[Data lines]

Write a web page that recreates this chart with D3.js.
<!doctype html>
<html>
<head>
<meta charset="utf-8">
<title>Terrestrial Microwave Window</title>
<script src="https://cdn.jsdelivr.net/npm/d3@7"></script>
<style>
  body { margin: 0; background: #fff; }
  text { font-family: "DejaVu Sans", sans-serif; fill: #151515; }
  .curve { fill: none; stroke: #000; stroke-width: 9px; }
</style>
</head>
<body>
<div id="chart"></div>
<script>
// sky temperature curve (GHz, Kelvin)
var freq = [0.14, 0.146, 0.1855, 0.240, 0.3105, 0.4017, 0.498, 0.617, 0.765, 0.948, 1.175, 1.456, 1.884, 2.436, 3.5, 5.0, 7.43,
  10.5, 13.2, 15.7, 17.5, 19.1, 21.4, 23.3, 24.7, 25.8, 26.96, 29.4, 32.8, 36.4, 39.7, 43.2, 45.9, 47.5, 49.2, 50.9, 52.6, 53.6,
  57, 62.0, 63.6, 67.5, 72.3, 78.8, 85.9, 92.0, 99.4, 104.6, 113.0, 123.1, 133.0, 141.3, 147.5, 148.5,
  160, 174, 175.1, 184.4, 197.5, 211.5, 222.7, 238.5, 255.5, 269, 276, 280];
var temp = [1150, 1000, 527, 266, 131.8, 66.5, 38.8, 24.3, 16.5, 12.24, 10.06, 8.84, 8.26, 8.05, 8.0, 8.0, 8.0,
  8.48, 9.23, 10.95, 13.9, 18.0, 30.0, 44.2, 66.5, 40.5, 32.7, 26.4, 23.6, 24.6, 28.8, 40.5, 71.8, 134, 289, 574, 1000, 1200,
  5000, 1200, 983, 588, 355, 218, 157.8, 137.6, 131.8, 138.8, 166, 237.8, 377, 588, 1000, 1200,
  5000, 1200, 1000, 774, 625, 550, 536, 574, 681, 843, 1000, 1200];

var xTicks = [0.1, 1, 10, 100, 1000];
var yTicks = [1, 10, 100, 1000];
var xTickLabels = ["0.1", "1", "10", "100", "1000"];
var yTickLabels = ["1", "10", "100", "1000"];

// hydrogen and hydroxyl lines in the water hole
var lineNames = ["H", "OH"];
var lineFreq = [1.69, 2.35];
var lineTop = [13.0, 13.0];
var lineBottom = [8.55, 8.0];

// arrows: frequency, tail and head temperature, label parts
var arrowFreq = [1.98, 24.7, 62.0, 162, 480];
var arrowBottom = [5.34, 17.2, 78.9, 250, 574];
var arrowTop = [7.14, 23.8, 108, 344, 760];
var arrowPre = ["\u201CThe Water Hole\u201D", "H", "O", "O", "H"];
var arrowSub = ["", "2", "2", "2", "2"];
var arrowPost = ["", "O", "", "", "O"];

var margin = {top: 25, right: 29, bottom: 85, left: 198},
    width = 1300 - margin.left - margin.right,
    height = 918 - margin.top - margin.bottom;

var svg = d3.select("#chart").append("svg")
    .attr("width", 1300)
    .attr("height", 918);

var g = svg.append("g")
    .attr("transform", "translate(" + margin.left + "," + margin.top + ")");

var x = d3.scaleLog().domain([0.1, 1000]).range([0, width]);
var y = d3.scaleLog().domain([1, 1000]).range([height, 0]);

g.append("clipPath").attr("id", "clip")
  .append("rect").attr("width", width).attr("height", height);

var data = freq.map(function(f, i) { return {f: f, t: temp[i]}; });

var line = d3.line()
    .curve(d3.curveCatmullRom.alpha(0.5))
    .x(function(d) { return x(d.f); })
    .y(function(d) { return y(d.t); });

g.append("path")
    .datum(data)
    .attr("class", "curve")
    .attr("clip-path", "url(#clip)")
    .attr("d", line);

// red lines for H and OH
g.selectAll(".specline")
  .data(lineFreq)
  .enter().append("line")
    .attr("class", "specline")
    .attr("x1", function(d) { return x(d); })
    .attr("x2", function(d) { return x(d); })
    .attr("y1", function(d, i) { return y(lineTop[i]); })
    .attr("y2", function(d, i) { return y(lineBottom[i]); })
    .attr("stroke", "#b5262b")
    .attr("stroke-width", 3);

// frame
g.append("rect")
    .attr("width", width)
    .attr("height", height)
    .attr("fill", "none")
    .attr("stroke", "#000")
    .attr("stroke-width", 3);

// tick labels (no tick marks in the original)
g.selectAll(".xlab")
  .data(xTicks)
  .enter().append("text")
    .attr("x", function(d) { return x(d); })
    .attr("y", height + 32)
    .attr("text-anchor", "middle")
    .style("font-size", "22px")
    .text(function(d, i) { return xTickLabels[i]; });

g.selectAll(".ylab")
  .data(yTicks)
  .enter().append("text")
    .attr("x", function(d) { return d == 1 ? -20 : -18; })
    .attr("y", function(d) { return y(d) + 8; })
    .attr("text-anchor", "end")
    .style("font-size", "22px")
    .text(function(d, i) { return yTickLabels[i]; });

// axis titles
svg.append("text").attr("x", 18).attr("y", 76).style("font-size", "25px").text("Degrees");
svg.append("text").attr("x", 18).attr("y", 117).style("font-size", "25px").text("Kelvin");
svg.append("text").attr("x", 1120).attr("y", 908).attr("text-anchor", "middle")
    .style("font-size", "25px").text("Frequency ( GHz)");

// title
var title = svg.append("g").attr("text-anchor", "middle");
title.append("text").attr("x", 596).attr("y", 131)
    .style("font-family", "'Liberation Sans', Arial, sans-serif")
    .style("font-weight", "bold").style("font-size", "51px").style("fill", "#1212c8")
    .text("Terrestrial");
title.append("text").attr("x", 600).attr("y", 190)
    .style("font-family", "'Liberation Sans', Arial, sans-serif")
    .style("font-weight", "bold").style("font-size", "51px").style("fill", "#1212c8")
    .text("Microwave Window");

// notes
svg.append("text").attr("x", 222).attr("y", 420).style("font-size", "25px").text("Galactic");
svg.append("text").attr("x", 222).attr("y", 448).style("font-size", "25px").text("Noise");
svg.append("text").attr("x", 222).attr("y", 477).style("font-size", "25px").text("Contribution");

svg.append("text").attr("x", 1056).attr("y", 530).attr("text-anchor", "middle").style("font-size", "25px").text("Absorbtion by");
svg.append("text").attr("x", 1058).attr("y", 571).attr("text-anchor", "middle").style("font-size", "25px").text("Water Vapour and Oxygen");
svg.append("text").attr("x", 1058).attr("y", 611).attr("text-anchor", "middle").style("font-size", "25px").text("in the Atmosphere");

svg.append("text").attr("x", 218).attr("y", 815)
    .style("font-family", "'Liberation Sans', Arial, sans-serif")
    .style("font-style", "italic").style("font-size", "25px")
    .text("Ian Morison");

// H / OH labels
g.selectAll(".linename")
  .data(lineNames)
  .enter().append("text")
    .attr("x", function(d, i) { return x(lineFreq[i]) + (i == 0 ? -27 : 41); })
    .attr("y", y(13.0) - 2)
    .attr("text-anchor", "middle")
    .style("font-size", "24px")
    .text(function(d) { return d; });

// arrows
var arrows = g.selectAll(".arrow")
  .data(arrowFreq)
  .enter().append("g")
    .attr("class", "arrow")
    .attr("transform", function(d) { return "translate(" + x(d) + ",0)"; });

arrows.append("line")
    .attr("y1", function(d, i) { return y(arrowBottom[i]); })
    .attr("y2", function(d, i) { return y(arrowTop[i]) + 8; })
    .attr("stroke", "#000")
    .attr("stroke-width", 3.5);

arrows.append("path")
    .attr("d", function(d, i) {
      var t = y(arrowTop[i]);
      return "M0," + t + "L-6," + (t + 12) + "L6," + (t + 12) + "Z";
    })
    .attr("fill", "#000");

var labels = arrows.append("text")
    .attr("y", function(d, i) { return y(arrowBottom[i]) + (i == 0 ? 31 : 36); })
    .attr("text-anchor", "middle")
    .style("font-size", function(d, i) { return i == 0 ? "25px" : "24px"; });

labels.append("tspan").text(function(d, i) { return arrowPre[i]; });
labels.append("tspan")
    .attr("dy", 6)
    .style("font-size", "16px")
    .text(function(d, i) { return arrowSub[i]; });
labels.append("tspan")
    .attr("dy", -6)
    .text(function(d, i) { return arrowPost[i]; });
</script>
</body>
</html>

[The exercise] In the listing above, reproduce the first line and each one after it through the line that contains "var lineBottom = [8.55, 8.0];".

[Task result]
Write a web page that recreates this chart with D3.js.
<!doctype html>
<html>
<head>
<meta charset="utf-8">
<title>Terrestrial Microwave Window</title>
<script src="https://cdn.jsdelivr.net/npm/d3@7"></script>
<style>
  body { margin: 0; background: #fff; }
  text { font-family: "DejaVu Sans", sans-serif; fill: #151515; }
  .curve { fill: none; stroke: #000; stroke-width: 9px; }
</style>
</head>
<body>
<div id="chart"></div>
<script>
// sky temperature curve (GHz, Kelvin)
var freq = [0.14, 0.146, 0.1855, 0.240, 0.3105, 0.4017, 0.498, 0.617, 0.765, 0.948, 1.175, 1.456, 1.884, 2.436, 3.5, 5.0, 7.43,
  10.5, 13.2, 15.7, 17.5, 19.1, 21.4, 23.3, 24.7, 25.8, 26.96, 29.4, 32.8, 36.4, 39.7, 43.2, 45.9, 47.5, 49.2, 50.9, 52.6, 53.6,
  57, 62.0, 63.6, 67.5, 72.3, 78.8, 85.9, 92.0, 99.4, 104.6, 113.0, 123.1, 133.0, 141.3, 147.5, 148.5,
  160, 174, 175.1, 184.4, 197.5, 211.5, 222.7, 238.5, 255.5, 269, 276, 280];
var temp = [1150, 1000, 527, 266, 131.8, 66.5, 38.8, 24.3, 16.5, 12.24, 10.06, 8.84, 8.26, 8.05, 8.0, 8.0, 8.0,
  8.48, 9.23, 10.95, 13.9, 18.0, 30.0, 44.2, 66.5, 40.5, 32.7, 26.4, 23.6, 24.6, 28.8, 40.5, 71.8, 134, 289, 574, 1000, 1200,
  5000, 1200, 983, 588, 355, 218, 157.8, 137.6, 131.8, 138.8, 166, 237.8, 377, 588, 1000, 1200,
  5000, 1200, 1000, 774, 625, 550, 536, 574, 681, 843, 1000, 1200];

var xTicks = [0.1, 1, 10, 100, 1000];
var yTicks = [1, 10, 100, 1000];
var xTickLabels = ["0.1", "1", "10", "100", "1000"];
var yTickLabels = ["1", "10", "100", "1000"];

// hydrogen and hydroxyl lines in the water hole
var lineNames = ["H", "OH"];
var lineFreq = [1.69, 2.35];
var lineTop = [13.0, 13.0];
var lineBottom = [8.55, 8.0];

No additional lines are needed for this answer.